[begin Material to process]

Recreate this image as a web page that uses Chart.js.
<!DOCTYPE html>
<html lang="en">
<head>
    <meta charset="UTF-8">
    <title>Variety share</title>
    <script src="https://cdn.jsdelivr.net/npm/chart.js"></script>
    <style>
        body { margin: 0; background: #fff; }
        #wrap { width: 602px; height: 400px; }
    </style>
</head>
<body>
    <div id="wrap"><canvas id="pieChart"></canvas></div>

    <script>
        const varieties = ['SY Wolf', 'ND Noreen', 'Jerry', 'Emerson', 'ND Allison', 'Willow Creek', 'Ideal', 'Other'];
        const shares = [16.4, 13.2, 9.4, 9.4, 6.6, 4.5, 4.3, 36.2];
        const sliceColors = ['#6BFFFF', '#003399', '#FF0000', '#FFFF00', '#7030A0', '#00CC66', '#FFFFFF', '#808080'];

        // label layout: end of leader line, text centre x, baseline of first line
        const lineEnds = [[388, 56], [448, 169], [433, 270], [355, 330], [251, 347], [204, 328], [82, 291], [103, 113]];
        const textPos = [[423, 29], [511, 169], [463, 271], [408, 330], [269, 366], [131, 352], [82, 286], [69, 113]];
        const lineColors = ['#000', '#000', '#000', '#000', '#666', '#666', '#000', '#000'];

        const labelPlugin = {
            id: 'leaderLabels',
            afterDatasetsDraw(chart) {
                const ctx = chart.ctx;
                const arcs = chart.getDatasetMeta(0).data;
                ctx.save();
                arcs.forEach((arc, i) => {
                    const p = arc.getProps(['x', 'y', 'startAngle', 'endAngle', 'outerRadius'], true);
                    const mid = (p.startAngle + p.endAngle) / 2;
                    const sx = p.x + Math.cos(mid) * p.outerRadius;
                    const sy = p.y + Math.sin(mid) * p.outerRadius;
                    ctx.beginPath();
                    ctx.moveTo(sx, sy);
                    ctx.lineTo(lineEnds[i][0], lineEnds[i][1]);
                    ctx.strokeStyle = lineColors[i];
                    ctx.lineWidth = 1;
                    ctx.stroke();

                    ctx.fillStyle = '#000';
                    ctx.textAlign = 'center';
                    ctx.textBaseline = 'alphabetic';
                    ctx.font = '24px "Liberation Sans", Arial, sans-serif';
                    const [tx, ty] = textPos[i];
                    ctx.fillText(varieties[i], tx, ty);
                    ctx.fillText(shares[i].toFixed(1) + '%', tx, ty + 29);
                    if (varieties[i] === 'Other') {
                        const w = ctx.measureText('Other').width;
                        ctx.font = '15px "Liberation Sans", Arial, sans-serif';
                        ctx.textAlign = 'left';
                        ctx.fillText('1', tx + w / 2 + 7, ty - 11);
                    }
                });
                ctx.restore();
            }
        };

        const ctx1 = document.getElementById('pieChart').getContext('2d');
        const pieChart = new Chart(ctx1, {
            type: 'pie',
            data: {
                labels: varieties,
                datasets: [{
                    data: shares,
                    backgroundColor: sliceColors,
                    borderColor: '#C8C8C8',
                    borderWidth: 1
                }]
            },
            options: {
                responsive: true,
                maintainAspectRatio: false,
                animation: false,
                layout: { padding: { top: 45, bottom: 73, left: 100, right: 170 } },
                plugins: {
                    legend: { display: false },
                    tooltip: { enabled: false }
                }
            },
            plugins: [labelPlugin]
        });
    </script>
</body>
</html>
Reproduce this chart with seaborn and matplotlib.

[end Material to process]
[begin Material to process]

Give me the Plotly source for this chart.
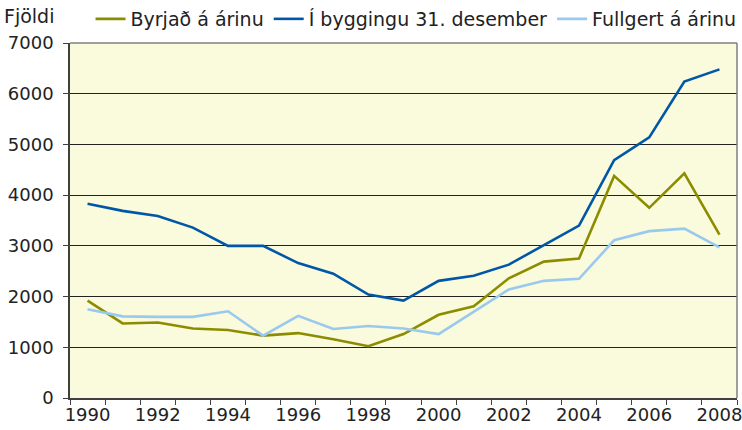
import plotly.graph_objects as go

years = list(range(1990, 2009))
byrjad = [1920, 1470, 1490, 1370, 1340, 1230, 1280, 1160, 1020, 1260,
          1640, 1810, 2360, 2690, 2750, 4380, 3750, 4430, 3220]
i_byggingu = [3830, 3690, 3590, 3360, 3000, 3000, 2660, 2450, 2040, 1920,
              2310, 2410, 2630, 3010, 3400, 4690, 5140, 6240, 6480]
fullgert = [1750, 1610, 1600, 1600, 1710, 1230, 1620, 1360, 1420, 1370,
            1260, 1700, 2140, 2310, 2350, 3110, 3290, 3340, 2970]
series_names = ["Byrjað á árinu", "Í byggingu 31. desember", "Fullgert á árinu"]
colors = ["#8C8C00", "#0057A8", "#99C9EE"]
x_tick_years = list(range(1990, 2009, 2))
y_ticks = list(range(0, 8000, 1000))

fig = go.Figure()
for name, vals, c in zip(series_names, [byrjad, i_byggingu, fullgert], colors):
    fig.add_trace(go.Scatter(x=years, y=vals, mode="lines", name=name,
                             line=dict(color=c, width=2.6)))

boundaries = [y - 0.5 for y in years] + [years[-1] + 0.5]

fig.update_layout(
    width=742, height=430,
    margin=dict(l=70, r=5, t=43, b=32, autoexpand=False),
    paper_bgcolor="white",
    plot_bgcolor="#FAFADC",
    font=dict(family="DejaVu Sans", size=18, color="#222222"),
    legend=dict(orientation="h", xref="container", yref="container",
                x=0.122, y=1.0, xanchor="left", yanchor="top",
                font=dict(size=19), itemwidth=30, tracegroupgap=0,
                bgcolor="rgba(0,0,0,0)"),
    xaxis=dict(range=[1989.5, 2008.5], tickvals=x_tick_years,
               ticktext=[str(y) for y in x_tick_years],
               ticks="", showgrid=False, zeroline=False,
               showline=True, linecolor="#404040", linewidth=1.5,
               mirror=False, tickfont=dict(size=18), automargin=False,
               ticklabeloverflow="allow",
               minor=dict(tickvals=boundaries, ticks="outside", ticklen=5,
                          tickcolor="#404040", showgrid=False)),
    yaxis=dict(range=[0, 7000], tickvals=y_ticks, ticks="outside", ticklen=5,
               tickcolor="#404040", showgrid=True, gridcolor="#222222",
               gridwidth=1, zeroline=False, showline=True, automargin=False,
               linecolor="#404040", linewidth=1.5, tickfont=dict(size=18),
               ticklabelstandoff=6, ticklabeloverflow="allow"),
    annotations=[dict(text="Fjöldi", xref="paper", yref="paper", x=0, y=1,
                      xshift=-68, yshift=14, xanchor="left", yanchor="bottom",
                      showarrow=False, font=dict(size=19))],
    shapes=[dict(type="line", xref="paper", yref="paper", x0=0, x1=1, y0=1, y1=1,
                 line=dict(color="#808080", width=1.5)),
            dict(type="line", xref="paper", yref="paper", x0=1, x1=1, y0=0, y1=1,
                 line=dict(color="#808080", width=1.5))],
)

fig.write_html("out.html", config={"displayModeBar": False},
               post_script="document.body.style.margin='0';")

[end Material to process]

[Request] In the entries above, find the line that contains "Give me the Plotly source for this chart." and the line that contains "import plotly.graph_objects as go". Reproduce exactly those two lines and every line between them, but not the pictures.

[Worked answer]
Give me the Plotly source for this chart.
import plotly.graph_objects as go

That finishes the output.